Various places earn their own poems too, situating the collection specifically in South Africa rather than an untethered location. There’s a touch of the macabre in Frost’s description of Grahamstown, in the poem of the same name, where the town is ‘a pulse just visible in the soft hollows of a skull’. The Kwazulu-Natal region, in which Frost lives, is also present through the poem ‘Bellwood’ for example, in which the area’s flora and fauna are listed, with the unexpectedly sexual interjection of:

Earlier, in the open road, her car flanked a train
as it probed the landscape, like a man entering a woman.

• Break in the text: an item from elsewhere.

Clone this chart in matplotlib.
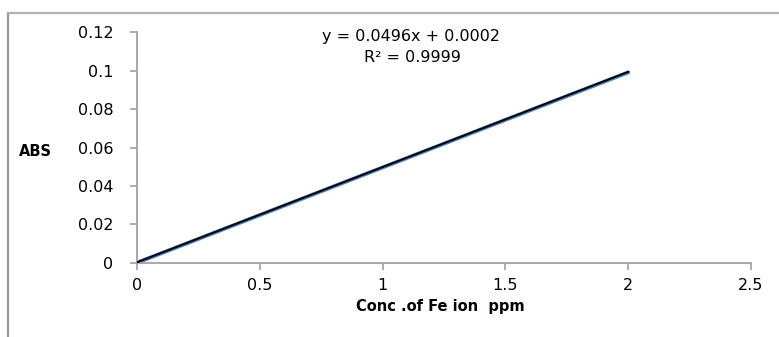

A stanza that allows her to conjure the face of a man that refuses to quite fade from her consciousness (‘swimming up in her mind like insistent fish’).

Frequently, a poem is split across two pages, one positioned higher than the other, creating a slightly disconcerting break, a false end. It’s a design that works particularly well in ‘Imago’, a poem requiring a content warning. The first half feels almost detached in its description of a hotel’s international guests, slipping in quietly the story of a ‘radio journalist from Jozi’ and her rape. The second half is full of longing, and desire, but it is also ‘the wound of my history, one I cannot staunch’, in which a chaste goodbye kiss is like a ‘razor blade’. The two combined are a deliberately confusing blend of want and trauma. This subject is explored further later in ‘Every Day’, relating the gang rape of a fourteen year old girl reported in the news, with a ‘text a scar of muted grey’ and a ‘headline bleak as the Katlehong veld’.

Frost’s Conduit is essentially a highly sensual collection, where bodies explore and reject one another, where characters ghost each other’s bodies, or wander looking for a direction to theirs in… Although the collection is unified in its mood, individual poems, imbued with politics and sexual violence pull you up to the surface in unexpected ways. A powerful début collection.